連載:親子で楽しむ日々の新聞活用 44回

死亡記事からわかること(1)ー全国新聞教育研究協議会顧問・鈴木 伸男 

掲載頁や見出し・写真の有無が社会への影響力を表す

新聞の社会面を広げると紙面の下段に、氏名の右に黒い線が引かれた「べた記事」(1段の小さな記事)が目に入ります。線が引かれていることから「棒記事」と呼ばれていますが、見出しのないことが多いので気がつかない人もいるでしょう。

このべた記事は、その人の業績・実績・活躍、肩書、知名度、社会への影響度などによって、各新聞社はひそかにランク付けをしています。影響力は生前よりも亡くなったことによる影響力(社会がダメージを受ける)が重視されます。

著名人については、生前からある程度のデータは揃えているはずです。テレビ・映画・劇場などへの露出(出演)の多い芸能人は大きく扱われますし、民間人より官(上級公務員)の方に重きが置かれているようです。
さて、この死亡記事ですが扱いの違いによっていくつかに分けられます。

まず、第1面のトップ記事。社会面でも大きく載せ、関連紙面でも取り上げられますし、号外が出される場合もあります。天皇陛下や現職総理大臣はもちろんのことですが、世界的に活躍した文化人・芸術家などで平成10年に亡くなった映画監督の黒沢明さん、平成21年に亡くなった日本画家の平山郁夫さんはこの扱いでした。
次は1面の肩記事(トップ記事に次ぐ扱い)。社会面でも大きく載り、コラムなどでも取り上げられます。文化人、歌手、俳優、映画監督などの場合、雑誌の特集、テレビの追悼番組が組まれることもあります。今年になってからは作家の渡辺淳一さん(5月)や歌手・女優の山口淑子さん(9月)がこの中に入ります。

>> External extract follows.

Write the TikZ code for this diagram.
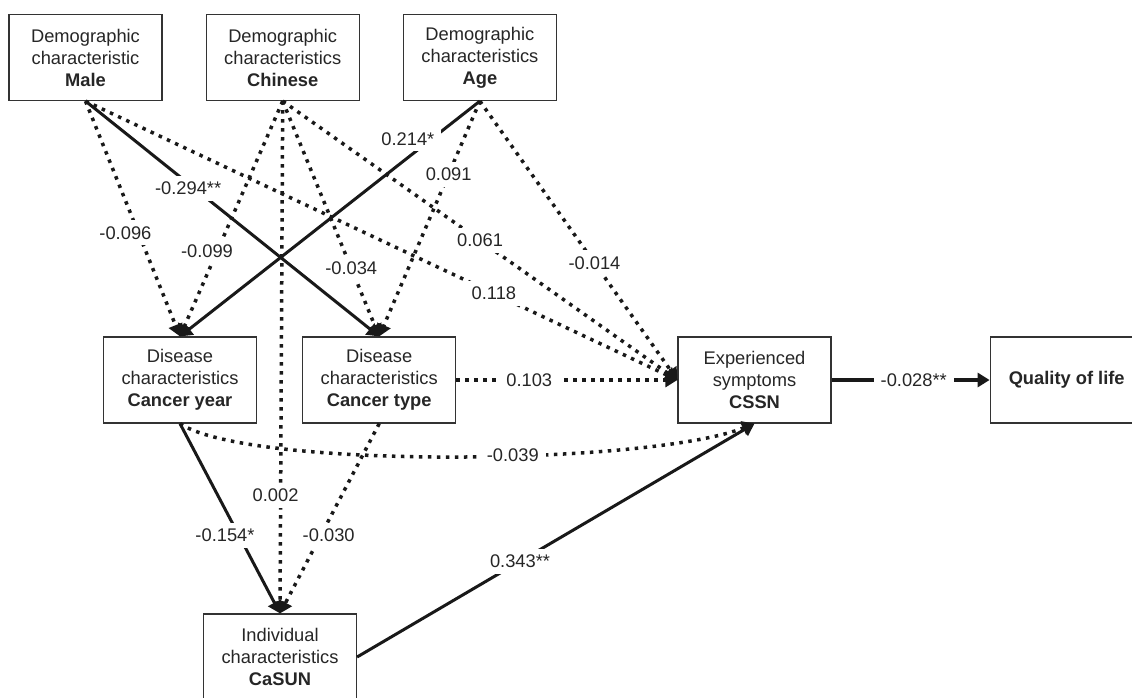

その次は、第1面の下段に小さく掲載。一部の元国会議員や現職国会議員などです。4番目は社会面に肩記事、3段見出しなどで大きく掲載。最後は社会面でべた記事となります。見出しと写真が付く、写真または見出しが付く、本文のみの3種類があります。

平成26年9月19日の毎日新聞・朝刊には6つの記事があり、亡くなった方の平均年齢は86・3歳。死亡原因は老衰2人で、長寿(高齢化)社会が垣間見られました。妻・子供以外が喪主、葬儀は近親者で営んだ、個人の意思により葬儀・告別式は行わないなど、べた記事は世相や社会の問題などを反映しています。